Salaries for Economics Graduates

The increasingly competitive nature of the graduate job market means that deciding to do a degree requires more than a simple love of the subject. A degree is more commonly seen as an investment: an investment in increased future earnings.

So how wise has your decision to study economics been? There has been a lot of research into this area, with numerous surveys and results. In fact, the Institute for Fiscal Studies found that economics is the second most lucrative degree subject after using anonymised tax data and student loan records for 260,000 students up to ten years after graduation.
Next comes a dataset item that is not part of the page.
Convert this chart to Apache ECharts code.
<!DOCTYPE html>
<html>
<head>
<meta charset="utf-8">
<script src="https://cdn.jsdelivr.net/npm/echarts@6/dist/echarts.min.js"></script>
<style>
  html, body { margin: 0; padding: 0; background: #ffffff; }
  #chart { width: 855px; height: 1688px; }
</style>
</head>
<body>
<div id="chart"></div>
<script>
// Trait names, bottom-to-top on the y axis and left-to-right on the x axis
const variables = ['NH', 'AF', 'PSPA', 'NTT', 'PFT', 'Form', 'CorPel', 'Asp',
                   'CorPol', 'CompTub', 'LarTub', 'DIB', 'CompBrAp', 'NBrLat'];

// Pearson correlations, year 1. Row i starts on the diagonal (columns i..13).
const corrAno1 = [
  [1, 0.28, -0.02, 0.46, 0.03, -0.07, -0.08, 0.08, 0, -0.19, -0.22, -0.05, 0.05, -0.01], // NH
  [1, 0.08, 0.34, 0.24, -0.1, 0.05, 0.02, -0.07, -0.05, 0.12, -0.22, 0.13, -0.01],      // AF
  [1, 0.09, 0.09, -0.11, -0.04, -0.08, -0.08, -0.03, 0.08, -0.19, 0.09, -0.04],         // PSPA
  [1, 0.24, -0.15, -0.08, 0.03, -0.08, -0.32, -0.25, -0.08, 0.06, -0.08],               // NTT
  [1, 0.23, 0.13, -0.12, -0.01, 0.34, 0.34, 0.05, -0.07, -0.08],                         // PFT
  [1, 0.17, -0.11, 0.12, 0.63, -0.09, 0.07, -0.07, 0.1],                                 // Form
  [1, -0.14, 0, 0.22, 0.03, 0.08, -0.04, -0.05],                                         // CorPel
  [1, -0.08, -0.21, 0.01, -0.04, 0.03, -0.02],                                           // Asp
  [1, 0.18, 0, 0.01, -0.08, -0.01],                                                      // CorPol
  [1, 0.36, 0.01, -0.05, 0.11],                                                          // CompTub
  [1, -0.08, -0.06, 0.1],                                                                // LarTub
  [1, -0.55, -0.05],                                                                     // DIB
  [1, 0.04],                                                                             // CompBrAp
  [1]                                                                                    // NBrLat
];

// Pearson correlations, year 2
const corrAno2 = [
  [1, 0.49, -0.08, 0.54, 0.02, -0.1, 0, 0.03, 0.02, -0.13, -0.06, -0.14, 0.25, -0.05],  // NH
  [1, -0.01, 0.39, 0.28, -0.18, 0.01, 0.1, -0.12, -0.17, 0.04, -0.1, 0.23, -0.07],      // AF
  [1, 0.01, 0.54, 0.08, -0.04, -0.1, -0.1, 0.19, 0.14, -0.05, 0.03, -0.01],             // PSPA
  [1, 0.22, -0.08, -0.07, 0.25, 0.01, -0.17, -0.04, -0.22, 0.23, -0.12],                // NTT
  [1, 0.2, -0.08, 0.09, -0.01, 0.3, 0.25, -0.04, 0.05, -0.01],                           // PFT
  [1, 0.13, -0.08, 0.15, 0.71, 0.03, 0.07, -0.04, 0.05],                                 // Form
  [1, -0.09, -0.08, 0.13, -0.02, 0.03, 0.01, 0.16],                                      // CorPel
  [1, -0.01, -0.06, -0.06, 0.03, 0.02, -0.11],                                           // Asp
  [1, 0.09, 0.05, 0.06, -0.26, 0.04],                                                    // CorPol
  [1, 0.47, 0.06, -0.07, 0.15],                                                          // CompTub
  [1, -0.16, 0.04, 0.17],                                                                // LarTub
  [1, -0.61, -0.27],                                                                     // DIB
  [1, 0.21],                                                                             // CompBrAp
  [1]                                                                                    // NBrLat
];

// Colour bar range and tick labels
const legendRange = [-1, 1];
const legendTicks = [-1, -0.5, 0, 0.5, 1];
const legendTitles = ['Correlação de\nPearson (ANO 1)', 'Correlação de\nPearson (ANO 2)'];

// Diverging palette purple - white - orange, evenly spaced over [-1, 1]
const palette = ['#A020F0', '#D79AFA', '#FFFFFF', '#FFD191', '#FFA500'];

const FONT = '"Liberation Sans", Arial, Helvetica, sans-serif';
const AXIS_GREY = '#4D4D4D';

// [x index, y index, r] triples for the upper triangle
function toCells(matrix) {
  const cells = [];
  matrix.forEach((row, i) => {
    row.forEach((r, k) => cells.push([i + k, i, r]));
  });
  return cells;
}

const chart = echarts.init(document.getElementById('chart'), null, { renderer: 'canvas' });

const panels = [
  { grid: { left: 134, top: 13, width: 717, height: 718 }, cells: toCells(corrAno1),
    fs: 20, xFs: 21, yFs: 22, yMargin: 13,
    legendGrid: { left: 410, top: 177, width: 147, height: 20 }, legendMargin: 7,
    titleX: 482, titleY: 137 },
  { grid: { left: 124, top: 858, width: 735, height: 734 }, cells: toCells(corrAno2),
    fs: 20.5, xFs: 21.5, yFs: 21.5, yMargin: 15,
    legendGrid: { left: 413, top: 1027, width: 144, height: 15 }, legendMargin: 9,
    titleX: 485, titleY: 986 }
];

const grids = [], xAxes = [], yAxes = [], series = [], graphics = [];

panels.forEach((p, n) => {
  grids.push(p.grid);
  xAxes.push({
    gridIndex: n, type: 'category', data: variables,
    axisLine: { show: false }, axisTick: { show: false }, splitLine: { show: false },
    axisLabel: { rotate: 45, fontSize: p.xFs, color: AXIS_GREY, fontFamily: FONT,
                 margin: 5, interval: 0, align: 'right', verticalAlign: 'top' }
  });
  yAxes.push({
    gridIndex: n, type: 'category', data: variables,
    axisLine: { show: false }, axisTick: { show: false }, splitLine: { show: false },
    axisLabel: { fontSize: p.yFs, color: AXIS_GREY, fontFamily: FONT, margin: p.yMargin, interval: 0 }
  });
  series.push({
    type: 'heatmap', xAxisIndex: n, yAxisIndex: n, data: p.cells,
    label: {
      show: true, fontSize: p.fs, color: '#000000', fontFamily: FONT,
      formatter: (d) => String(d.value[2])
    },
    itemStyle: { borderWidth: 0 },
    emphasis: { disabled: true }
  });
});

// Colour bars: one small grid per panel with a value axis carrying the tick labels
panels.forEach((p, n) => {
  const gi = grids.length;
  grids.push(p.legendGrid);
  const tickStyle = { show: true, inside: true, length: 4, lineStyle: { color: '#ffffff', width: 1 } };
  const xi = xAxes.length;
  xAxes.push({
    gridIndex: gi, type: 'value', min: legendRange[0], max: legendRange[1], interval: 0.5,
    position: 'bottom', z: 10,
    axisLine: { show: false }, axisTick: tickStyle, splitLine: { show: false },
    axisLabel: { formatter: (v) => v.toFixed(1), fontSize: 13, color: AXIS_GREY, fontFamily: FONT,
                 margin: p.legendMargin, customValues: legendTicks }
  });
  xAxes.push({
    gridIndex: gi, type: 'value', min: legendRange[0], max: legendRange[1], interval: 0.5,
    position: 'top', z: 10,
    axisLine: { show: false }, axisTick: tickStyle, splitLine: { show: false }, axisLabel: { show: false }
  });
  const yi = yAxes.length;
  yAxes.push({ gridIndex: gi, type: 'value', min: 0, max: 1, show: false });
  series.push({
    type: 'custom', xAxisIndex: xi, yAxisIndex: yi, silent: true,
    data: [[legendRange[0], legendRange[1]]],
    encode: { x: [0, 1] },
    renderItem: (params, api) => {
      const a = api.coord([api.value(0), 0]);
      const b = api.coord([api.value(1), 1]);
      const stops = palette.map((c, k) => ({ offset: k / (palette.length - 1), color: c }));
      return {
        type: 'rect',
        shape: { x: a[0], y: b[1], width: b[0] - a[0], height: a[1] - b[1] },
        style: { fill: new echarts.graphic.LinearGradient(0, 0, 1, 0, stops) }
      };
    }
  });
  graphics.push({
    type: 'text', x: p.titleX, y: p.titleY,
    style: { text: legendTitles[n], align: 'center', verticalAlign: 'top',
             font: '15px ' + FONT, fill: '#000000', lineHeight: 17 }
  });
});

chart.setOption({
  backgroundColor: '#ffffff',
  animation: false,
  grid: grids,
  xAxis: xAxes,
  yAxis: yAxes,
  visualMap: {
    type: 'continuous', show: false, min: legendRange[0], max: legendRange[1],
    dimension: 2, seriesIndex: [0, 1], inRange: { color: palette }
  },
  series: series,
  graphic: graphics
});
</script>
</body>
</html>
Most lucrative degrees, 10 years on:
Degree Women’s salaries Men’s salaries
Medicine £45,400 £55,300
Economics £38,200 £42,000
Engineering and technology £23,200 £31,200
Law £26,200 £30,100
Physical Sciences £24,800 £29,800
Education £24,400 £29,600
Architecture £22,500 £28,600
Maths and Computer science £22,000 £26,800
Business £22,000 £26,500
History and philosophy £23,200 £26,500
Social sciences £20,500 £26,200
Biological sciences £23,800 £25,200
European languages and literature £26,400 £25,000
Linguistics and classics £23,200 £24,100
Veterinary and agriculture £18,900 £21,400
Mass communication £18,100 £19,300
Creative arts £14,500 £17,900
Base: Median annual salary
Source: IFS and BBC

It is also interesting to note that it is estimated that around 12% of male economics graduates earned above £100,000 some ten years after graduation; by contrast, 6% of those studying medicine or law earned more than £100,000. In terms of females, it is estimated that around 9% of economics graduates earned above £100,000 some ten years after graduation; by contrast, just 1% of those studying medicine and 3% of those studying law did so (Institute for Fiscal Studies).
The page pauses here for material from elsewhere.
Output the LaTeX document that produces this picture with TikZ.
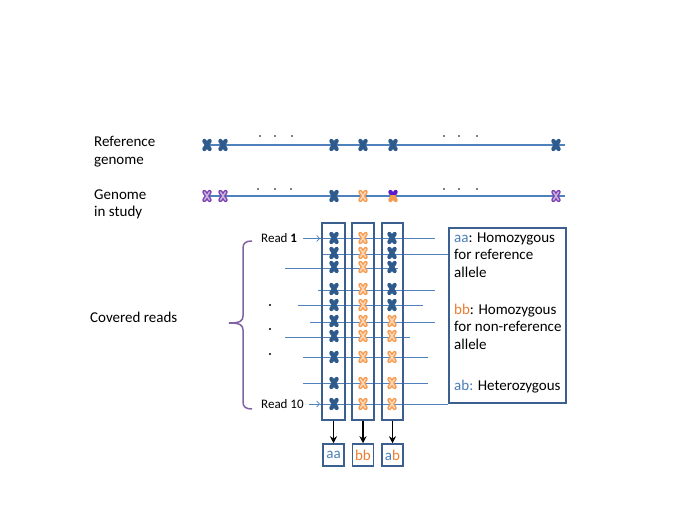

The Complete University Guide

So, as a percentage, you can expect to get more but how much can you expect to earn? The Complete University Guide has formulated a table which shows average earnings by degree. You’ll be pleased to hear economics comes fourth. According to the Complete University guide, an economics graduate starting work in 2015 could expect to earn £28,019. The average of earnings for all 61 subjects in the survey is £22,855, earning economics graduates £5,164 above the average graduate and £9,876 over the average salary of a non-graduate. So, if that difference is constant for five years, those graduates earned around £49,380 more than a non-graduate.


The Prospects site reports that typical starting salaries for an economist can be anywhere from £25,000 to £35,000, rising to up to £40,000 with a few years’ experience. For a financial risk analyst, starting salaries are around £21,250, rising to between £29,000 and £44,000 after six years’ experience, not including bonuses. Many other typical careers are listed in the guide “What can I do with my degree in Economics?”.
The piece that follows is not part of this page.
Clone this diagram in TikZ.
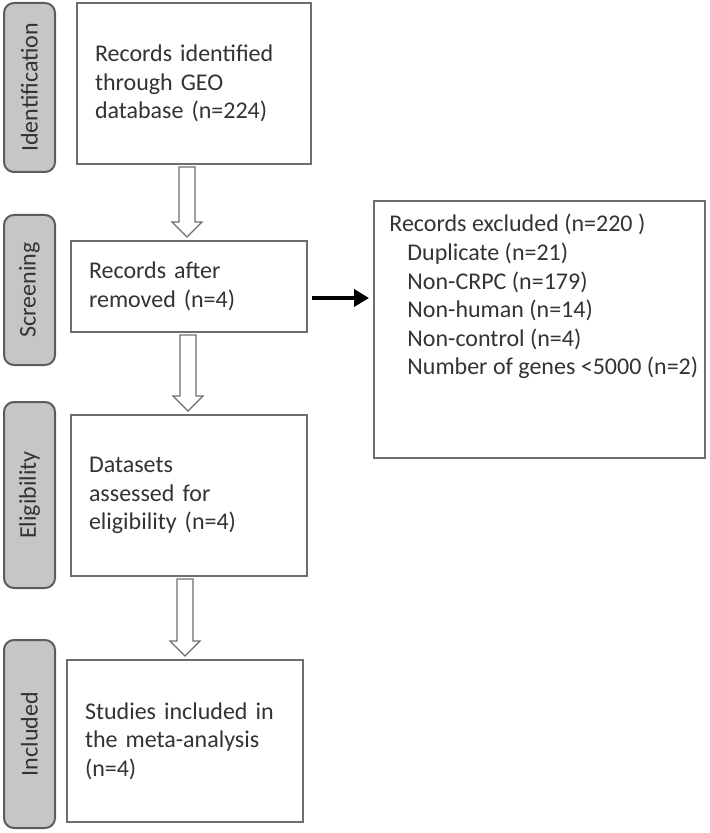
\documentclass[tikz,border=0pt]{standalone}
\usepackage{fontspec}
\setmainfont{Carlito}
\usetikzlibrary{arrows.meta, calc}
\definecolor{boxgray}{HTML}{6E6E6E}
\definecolor{txtgray}{HTML}{333333}
\definecolor{tabfill}{HTML}{C6C6C6}
\definecolor{tabline}{HTML}{5C5C5C}
\tikzset{
  stage/.style={draw=tabline, fill=tabfill, line width=1pt, rounded corners=5pt,
    rotate=90, minimum height=25.5pt, inner sep=0pt, text=txtgray,
    font=\fontsize{12pt}{14pt}\selectfont},
  flowbox/.style={draw=boxgray, line width=1pt, fill=white, align=left,
    inner xsep=9pt, inner ysep=0pt, text=txtgray,
    font=\fontsize{12pt}{14.3pt}\selectfont},
  hollow/.style={draw=boxgray, line width=0.6pt, fill=white, line join=miter},
  exclarrow/.style={line width=2.2pt, -{Triangle[length=7.5pt,width=8.5pt]}, shorten >=2pt}
}
% hollow down arrow between two boxes: from, to, x offset
\newcommand{\hollowarrow}[3]{%
  \path ($(#1.south)+(#3,2)$) coordinate (arrtop) (arrtop |- #2.north) coordinate (arrtip);
  \draw[hollow] ($(arrtop)+(-8,0)$) -- ($(arrtip)+(-8,-18)$)
    -- ($(arrtip)+(-15,-18)$) -- ($(arrtip)+(0,-3)$)
    -- ($(arrtip)+(15,-18)$) -- ($(arrtip)+(8,-18)$)
    -- ($(arrtop)+(8,0)$) -- cycle;}
\begin{document}
\begin{tikzpicture}[x=0.5pt, y=-0.5pt]
  \useasboundingbox (0,0) rectangle (709,833);
%% stage tabs
  \node[stage, minimum width=84.5pt] (tabident) at (29.5,87.5) {Identification};
  \node[stage, minimum width=75pt] (tabscreen) at (29.5,290) {Screening};
  \node[stage, minimum width=93pt] (tabelig) at (29.5,495) {Eligibility};
  \node[stage, minimum width=94pt] (tabincl) at (29.5,734) {Included};
%% flow boxes
  \node[flowbox, text width=99pt, minimum height=80.5pt] (ident) at (194,83.5)
    {Records identified\\through GEO\\database (n=224)};
  \node[flowbox, text width=100pt, minimum height=45.5pt] (screen) at (189,286.5)
    {Records after\\removed (n=4)};
  \node[flowbox, text width=100pt, minimum height=80.5pt] (elig) at (189,495.5)
    {Datasets\\assessed for\\eligibility (n=4)};
  \node[flowbox, text width=100pt, minimum height=81pt] (incl) at (185,741)
    {Studies included in\\the meta-analysis\\(n=4)};
%% excluded records
  \node[draw=boxgray, line width=1pt, minimum width=165.5pt, minimum height=128.5pt,
    inner sep=0pt] (excluded) at (539.5,329.5) {};
  \node[anchor=north west, align=left, inner sep=0pt, text=txtgray,
    font=\fontsize{12pt}{14.3pt}\selectfont] (exclist) at ($(excluded.north west)+(16,14)$)
    {Records excluded (n=220 )\\
     \hspace*{9pt}Duplicate (n=21)\\
     \hspace*{9pt}Non-CRPC (n=179)\\
     \hspace*{9pt}Non-human (n=14)\\
     \hspace*{9pt}Non-control (n=4)\\
     \hspace*{9pt}Number of genes <5000 (n=2)};
%% arrows
  \hollowarrow{ident}{screen}{-7}
  \hollowarrow{screen}{elig}{-1}
  \hollowarrow{elig}{incl}{-4}
  \draw[exclarrow] ($(screen.east)+(4,11.5)$) coordinate (outlet) -- (outlet -| excluded.west);
\end{tikzpicture}
\end{document}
The job market site Adzuna has a charting tool that compares salaries for an economist (or any other job title you enter) to the national average, and also shows changes in number of vacancies by year. As of February 2020, they are showing a national average of £34,529 versus an average for economists of £48,929.

In Conclusion

All these pieces of research state different starting salaries for economics graduates in different sectors, yet they all highlight that economics graduates can expect to earn above average starting salaries, leading to a faster degree pay-back period and a better rate of return.